## Records contained in a dataset:
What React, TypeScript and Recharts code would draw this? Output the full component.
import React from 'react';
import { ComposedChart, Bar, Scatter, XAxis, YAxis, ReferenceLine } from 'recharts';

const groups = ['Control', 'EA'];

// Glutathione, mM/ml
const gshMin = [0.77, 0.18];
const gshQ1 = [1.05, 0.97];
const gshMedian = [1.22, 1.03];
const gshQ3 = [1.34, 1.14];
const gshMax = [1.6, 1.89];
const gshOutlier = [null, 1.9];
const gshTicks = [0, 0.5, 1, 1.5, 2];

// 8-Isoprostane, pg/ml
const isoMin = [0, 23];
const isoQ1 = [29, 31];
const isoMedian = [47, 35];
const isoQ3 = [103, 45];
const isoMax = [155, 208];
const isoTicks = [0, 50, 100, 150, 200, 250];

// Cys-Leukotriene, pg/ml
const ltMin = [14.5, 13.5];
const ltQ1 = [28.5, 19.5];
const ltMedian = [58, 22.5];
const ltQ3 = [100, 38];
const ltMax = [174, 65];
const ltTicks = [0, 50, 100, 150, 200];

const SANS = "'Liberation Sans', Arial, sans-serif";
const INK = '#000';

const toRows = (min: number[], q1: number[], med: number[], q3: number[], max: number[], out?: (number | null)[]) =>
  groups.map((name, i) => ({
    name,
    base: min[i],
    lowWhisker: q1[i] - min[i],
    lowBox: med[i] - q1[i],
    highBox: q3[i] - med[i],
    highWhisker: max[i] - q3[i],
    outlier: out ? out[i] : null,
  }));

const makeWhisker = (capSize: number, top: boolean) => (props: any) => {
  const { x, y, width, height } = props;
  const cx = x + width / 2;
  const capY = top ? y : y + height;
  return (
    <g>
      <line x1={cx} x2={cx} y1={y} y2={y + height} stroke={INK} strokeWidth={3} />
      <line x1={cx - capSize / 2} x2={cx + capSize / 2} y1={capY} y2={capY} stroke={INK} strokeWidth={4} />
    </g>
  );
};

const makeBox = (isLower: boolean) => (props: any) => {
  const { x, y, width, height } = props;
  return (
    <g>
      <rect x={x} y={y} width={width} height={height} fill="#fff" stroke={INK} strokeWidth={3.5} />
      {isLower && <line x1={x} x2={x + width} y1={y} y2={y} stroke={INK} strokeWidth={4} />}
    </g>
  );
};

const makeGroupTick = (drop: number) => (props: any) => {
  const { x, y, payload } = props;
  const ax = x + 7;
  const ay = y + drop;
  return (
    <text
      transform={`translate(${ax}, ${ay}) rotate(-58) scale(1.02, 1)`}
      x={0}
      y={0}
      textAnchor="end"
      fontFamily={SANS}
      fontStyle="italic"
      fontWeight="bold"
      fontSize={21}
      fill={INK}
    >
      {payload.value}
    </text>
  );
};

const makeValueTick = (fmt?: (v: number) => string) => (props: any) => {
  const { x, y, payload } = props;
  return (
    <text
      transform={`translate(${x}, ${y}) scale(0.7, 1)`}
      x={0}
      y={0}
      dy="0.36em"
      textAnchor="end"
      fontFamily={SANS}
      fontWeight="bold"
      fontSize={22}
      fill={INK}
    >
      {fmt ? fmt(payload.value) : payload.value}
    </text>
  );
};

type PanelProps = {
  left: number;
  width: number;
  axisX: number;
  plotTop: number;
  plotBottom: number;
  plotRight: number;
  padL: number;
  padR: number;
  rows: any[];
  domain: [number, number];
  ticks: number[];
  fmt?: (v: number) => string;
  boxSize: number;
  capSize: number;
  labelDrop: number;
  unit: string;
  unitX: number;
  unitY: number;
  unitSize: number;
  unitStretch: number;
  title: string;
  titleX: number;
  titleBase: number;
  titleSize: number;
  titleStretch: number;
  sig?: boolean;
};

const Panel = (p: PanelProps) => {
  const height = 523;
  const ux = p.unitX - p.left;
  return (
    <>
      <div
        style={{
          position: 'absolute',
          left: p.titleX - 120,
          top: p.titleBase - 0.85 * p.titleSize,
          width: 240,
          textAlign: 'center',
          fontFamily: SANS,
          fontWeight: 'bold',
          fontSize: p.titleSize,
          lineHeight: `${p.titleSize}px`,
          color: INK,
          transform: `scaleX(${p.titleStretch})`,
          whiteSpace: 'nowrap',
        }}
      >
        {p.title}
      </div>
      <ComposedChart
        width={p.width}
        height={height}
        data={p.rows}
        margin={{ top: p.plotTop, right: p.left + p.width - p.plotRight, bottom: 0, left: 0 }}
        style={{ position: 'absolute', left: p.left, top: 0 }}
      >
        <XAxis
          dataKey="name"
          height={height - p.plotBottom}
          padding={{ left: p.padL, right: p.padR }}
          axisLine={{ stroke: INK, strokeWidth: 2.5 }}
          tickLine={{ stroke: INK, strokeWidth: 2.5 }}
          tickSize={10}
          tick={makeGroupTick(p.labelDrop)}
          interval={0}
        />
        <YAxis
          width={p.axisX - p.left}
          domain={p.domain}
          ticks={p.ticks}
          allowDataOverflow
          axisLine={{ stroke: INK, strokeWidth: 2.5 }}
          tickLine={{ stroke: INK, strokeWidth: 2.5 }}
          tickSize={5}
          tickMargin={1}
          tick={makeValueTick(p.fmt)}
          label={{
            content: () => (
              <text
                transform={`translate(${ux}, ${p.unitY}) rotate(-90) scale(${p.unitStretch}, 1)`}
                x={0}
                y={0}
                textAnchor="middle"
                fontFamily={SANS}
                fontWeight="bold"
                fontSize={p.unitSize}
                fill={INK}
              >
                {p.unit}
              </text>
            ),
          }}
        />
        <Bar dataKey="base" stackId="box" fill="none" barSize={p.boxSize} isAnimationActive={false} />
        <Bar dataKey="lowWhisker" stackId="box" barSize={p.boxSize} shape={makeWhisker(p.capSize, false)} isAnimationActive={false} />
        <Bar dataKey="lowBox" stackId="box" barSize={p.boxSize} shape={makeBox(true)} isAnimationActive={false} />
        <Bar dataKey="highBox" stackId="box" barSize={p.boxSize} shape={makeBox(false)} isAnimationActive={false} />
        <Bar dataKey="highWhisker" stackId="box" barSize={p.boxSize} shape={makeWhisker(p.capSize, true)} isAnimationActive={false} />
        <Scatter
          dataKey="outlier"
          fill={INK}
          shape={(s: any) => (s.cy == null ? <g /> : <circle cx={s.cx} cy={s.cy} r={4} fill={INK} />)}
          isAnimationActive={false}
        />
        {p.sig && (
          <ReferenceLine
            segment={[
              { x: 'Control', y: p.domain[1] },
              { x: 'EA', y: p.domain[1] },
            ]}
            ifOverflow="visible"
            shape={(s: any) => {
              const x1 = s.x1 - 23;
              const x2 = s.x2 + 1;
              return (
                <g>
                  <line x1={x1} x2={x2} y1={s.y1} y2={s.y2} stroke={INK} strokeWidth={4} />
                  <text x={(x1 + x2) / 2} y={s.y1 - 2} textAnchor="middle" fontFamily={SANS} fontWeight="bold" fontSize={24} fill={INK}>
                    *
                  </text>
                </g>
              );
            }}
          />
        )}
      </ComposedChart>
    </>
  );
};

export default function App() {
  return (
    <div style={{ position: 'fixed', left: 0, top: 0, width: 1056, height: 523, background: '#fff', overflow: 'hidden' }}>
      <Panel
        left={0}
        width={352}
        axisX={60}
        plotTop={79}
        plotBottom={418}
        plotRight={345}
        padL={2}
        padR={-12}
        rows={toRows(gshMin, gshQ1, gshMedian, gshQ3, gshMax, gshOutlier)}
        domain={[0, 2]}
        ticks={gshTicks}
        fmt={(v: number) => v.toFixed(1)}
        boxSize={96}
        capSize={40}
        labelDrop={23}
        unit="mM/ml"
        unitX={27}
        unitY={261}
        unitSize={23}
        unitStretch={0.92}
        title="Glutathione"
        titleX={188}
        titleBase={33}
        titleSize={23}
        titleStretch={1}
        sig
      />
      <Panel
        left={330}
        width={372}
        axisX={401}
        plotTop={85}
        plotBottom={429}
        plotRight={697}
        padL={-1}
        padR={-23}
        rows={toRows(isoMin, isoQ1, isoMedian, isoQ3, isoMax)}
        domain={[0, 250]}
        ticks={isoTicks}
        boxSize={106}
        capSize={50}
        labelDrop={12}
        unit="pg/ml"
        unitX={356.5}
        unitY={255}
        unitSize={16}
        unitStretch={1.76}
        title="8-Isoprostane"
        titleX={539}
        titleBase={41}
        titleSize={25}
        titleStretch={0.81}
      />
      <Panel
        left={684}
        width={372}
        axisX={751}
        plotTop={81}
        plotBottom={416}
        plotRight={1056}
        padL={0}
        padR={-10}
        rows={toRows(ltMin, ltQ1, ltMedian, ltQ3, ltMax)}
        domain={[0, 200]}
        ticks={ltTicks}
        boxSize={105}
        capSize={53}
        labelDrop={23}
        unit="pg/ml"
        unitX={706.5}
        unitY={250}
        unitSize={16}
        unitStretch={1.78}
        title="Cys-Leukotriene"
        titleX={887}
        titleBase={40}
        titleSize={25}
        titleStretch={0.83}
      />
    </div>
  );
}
---
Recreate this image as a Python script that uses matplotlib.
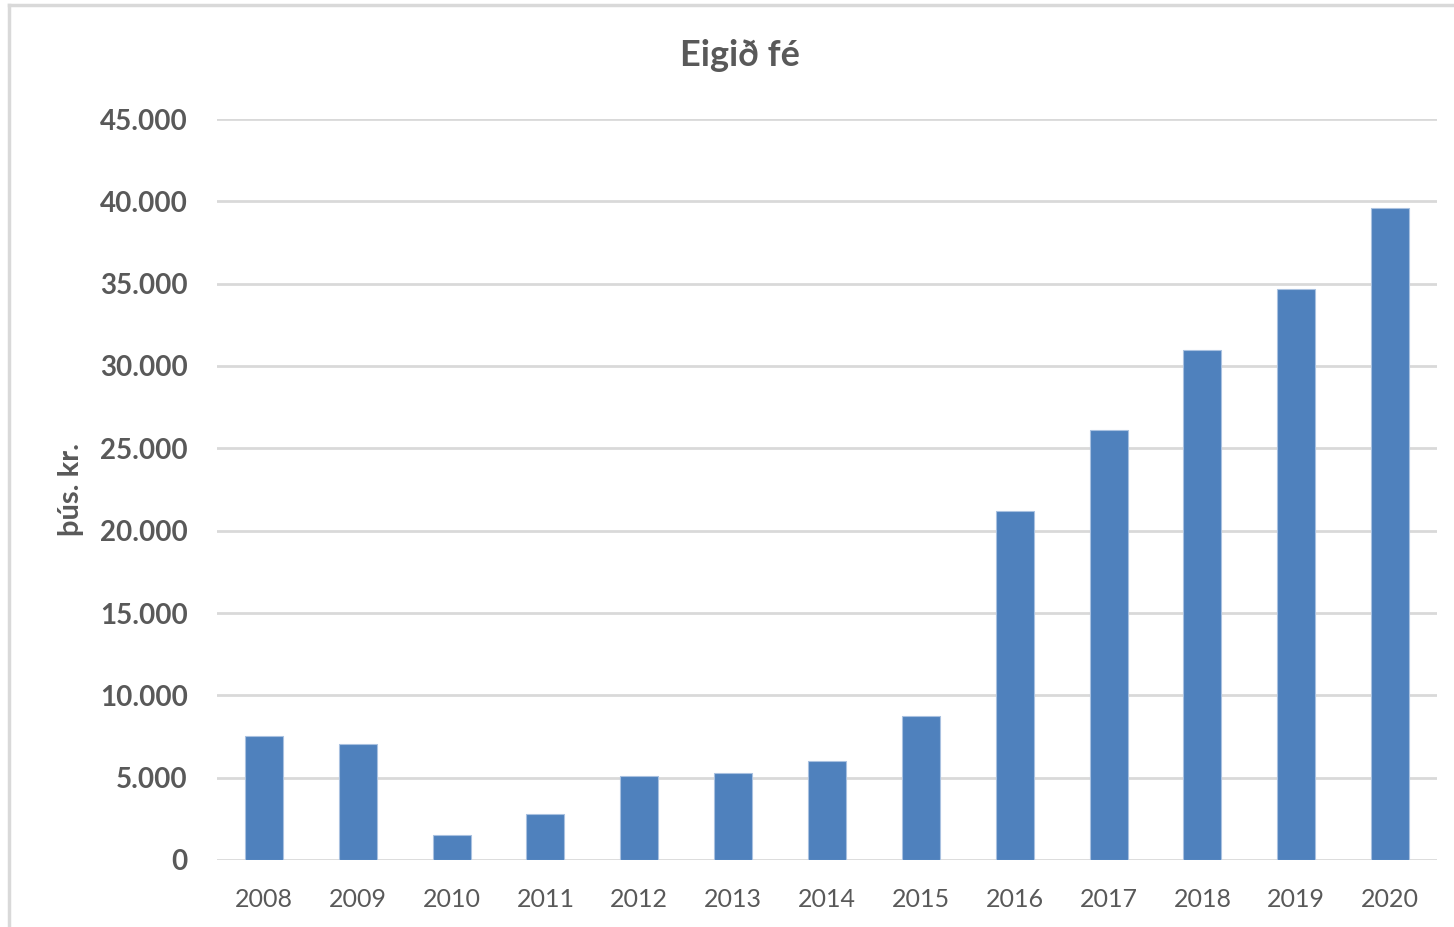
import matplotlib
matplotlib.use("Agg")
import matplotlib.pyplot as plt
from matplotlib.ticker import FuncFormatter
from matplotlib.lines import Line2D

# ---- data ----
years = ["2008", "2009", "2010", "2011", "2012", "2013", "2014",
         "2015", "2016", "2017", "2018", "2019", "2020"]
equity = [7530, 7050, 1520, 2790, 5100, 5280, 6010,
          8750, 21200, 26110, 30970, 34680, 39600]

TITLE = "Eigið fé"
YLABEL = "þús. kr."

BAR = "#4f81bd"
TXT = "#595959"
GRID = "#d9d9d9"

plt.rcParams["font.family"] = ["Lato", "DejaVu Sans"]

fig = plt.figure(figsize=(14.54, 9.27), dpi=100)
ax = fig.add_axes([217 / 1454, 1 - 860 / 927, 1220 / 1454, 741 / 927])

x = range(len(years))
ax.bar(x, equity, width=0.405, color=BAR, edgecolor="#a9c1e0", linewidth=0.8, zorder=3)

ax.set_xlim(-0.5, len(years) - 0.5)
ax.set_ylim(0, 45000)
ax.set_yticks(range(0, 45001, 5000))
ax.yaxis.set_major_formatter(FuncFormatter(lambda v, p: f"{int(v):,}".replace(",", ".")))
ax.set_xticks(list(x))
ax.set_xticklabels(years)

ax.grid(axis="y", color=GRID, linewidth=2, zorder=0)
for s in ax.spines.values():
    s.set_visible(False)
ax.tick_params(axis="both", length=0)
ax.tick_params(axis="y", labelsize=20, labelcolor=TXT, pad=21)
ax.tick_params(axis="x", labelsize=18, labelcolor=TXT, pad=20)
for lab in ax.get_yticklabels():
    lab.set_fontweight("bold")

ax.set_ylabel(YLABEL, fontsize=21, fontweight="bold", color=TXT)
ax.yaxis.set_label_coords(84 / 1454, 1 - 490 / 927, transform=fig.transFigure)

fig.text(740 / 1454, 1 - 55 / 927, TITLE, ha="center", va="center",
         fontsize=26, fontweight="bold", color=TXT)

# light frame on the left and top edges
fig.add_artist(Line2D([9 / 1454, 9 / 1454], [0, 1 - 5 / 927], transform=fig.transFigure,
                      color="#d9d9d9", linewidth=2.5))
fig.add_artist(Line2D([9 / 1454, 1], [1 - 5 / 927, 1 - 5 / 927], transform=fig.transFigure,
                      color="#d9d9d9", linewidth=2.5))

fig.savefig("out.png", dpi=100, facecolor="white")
---
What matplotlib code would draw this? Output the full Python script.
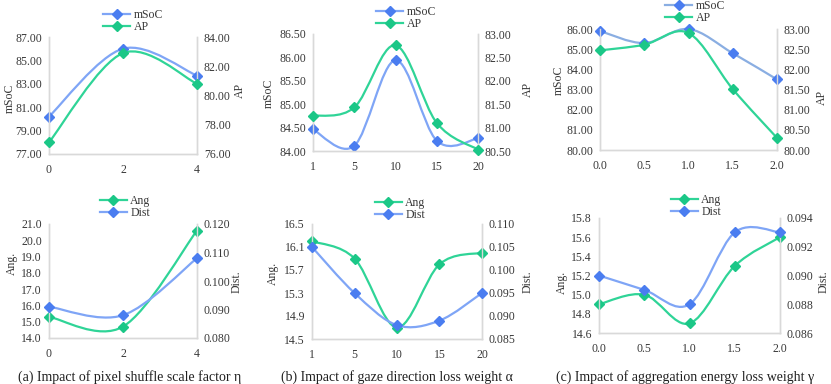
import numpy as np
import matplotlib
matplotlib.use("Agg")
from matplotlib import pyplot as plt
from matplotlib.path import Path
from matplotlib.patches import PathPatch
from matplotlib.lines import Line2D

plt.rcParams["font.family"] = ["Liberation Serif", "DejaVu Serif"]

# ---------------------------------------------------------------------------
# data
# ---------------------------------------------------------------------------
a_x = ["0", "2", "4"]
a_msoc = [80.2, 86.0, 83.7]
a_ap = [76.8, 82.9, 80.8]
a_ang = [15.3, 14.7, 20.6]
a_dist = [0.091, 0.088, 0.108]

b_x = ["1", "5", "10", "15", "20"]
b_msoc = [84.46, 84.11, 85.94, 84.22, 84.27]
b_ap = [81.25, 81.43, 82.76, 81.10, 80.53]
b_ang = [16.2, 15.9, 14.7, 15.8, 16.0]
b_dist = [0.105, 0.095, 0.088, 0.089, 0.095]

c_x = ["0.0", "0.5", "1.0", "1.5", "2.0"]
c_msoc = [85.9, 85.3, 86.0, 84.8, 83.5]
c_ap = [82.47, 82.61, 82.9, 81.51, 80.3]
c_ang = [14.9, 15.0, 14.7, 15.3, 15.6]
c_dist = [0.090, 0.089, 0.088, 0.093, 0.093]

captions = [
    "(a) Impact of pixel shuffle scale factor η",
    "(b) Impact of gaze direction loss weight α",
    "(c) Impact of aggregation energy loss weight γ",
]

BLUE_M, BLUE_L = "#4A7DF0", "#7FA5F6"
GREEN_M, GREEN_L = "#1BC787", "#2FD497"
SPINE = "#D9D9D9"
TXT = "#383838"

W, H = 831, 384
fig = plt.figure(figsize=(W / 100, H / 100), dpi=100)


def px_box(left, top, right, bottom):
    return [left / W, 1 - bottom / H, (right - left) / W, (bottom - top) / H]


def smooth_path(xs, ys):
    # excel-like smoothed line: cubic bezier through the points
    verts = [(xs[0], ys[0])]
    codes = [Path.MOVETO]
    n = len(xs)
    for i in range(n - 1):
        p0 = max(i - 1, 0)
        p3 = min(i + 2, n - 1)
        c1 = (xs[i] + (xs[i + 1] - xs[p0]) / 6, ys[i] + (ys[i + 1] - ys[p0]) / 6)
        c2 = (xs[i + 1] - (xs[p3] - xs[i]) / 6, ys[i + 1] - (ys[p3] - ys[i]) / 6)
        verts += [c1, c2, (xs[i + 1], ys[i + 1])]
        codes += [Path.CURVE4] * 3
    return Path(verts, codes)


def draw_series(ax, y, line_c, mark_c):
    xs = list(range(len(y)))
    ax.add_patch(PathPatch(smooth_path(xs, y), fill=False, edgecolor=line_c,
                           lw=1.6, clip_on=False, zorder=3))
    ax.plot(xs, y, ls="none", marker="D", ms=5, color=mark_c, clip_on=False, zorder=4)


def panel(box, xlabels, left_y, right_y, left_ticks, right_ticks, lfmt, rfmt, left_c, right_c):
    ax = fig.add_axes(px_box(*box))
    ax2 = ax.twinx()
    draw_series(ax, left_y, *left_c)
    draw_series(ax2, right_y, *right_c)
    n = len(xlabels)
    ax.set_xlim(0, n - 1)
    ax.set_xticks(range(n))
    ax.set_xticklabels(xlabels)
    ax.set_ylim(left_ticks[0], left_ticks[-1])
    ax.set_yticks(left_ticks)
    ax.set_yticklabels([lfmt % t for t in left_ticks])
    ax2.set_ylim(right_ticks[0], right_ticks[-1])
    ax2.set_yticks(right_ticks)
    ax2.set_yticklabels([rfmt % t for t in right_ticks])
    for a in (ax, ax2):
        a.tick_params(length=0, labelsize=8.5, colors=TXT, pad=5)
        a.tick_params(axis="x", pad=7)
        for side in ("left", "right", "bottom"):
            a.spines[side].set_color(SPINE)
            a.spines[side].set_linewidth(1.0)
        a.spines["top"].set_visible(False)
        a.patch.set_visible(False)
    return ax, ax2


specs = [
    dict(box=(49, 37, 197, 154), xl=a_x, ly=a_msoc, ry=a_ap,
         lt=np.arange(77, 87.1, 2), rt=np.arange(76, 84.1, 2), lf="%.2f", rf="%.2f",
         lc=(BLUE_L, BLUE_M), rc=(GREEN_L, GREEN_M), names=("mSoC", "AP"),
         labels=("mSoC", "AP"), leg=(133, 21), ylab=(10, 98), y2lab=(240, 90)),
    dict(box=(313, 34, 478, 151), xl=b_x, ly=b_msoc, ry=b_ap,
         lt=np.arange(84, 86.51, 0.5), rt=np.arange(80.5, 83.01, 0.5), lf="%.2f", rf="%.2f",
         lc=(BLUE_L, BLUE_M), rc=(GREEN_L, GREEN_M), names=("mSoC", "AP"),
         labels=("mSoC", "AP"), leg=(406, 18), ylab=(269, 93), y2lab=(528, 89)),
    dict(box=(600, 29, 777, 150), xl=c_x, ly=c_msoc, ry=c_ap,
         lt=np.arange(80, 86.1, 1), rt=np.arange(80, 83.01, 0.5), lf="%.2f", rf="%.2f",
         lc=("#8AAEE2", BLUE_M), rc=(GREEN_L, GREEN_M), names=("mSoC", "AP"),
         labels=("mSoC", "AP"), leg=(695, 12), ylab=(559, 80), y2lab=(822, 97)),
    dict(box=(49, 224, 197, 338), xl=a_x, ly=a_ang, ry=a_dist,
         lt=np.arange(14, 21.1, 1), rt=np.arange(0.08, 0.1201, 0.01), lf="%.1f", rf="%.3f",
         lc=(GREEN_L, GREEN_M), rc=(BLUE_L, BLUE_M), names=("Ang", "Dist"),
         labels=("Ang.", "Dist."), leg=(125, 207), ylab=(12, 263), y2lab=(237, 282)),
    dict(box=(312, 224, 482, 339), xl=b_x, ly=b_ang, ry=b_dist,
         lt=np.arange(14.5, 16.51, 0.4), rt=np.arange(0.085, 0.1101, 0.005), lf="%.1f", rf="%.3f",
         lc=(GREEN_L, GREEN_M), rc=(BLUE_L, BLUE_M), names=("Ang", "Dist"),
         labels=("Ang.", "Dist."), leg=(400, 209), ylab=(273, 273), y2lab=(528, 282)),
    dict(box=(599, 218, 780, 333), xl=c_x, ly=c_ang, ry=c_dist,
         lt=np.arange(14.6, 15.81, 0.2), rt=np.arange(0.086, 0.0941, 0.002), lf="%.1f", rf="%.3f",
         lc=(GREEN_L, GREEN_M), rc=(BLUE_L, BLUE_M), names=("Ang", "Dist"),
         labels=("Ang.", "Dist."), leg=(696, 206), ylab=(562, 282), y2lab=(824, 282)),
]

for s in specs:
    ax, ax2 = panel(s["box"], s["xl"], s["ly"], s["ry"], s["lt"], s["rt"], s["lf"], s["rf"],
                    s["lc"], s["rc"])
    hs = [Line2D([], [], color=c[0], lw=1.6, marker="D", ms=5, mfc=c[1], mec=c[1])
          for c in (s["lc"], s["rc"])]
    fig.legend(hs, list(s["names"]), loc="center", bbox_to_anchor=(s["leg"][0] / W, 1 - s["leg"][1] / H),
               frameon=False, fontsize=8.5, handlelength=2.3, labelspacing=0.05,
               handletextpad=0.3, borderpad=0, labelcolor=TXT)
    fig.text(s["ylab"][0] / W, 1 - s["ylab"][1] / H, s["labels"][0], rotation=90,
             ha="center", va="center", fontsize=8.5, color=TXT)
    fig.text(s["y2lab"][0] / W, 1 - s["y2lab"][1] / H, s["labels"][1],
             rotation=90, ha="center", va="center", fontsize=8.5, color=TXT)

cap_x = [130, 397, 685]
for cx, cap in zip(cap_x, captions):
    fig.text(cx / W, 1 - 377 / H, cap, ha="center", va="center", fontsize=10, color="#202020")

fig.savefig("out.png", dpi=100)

## WHAT YOU NEED TO DO:
Above are records; repeat only the lines from the line with "What matplotlib code" through the line with "return Path(verts, codes)", and leave pictures out.

## THE REPLY:
What matplotlib code would draw this? Output the full Python script.
import numpy as np
import matplotlib
matplotlib.use("Agg")
from matplotlib import pyplot as plt
from matplotlib.path import Path
from matplotlib.patches import PathPatch
from matplotlib.lines import Line2D

plt.rcParams["font.family"] = ["Liberation Serif", "DejaVu Serif"]

# ---------------------------------------------------------------------------
# data
# ---------------------------------------------------------------------------
a_x = ["0", "2", "4"]
a_msoc = [80.2, 86.0, 83.7]
a_ap = [76.8, 82.9, 80.8]
a_ang = [15.3, 14.7, 20.6]
a_dist = [0.091, 0.088, 0.108]

b_x = ["1", "5", "10", "15", "20"]
b_msoc = [84.46, 84.11, 85.94, 84.22, 84.27]
b_ap = [81.25, 81.43, 82.76, 81.10, 80.53]
b_ang = [16.2, 15.9, 14.7, 15.8, 16.0]
b_dist = [0.105, 0.095, 0.088, 0.089, 0.095]

c_x = ["0.0", "0.5", "1.0", "1.5", "2.0"]
c_msoc = [85.9, 85.3, 86.0, 84.8, 83.5]
c_ap = [82.47, 82.61, 82.9, 81.51, 80.3]
c_ang = [14.9, 15.0, 14.7, 15.3, 15.6]
c_dist = [0.090, 0.089, 0.088, 0.093, 0.093]

captions = [
    "(a) Impact of pixel shuffle scale factor η",
    "(b) Impact of gaze direction loss weight α",
    "(c) Impact of aggregation energy loss weight γ",
]

BLUE_M, BLUE_L = "#4A7DF0", "#7FA5F6"
GREEN_M, GREEN_L = "#1BC787", "#2FD497"
SPINE = "#D9D9D9"
TXT = "#383838"

W, H = 831, 384
fig = plt.figure(figsize=(W / 100, H / 100), dpi=100)


def px_box(left, top, right, bottom):
    return [left / W, 1 - bottom / H, (right - left) / W, (bottom - top) / H]


def smooth_path(xs, ys):
    # excel-like smoothed line: cubic bezier through the points
    verts = [(xs[0], ys[0])]
    codes = [Path.MOVETO]
    n = len(xs)
    for i in range(n - 1):
        p0 = max(i - 1, 0)
        p3 = min(i + 2, n - 1)
        c1 = (xs[i] + (xs[i + 1] - xs[p0]) / 6, ys[i] + (ys[i + 1] - ys[p0]) / 6)
        c2 = (xs[i + 1] - (xs[p3] - xs[i]) / 6, ys[i + 1] - (ys[p3] - ys[i]) / 6)
        verts += [c1, c2, (xs[i + 1], ys[i + 1])]
        codes += [Path.CURVE4] * 3
    return Path(verts, codes)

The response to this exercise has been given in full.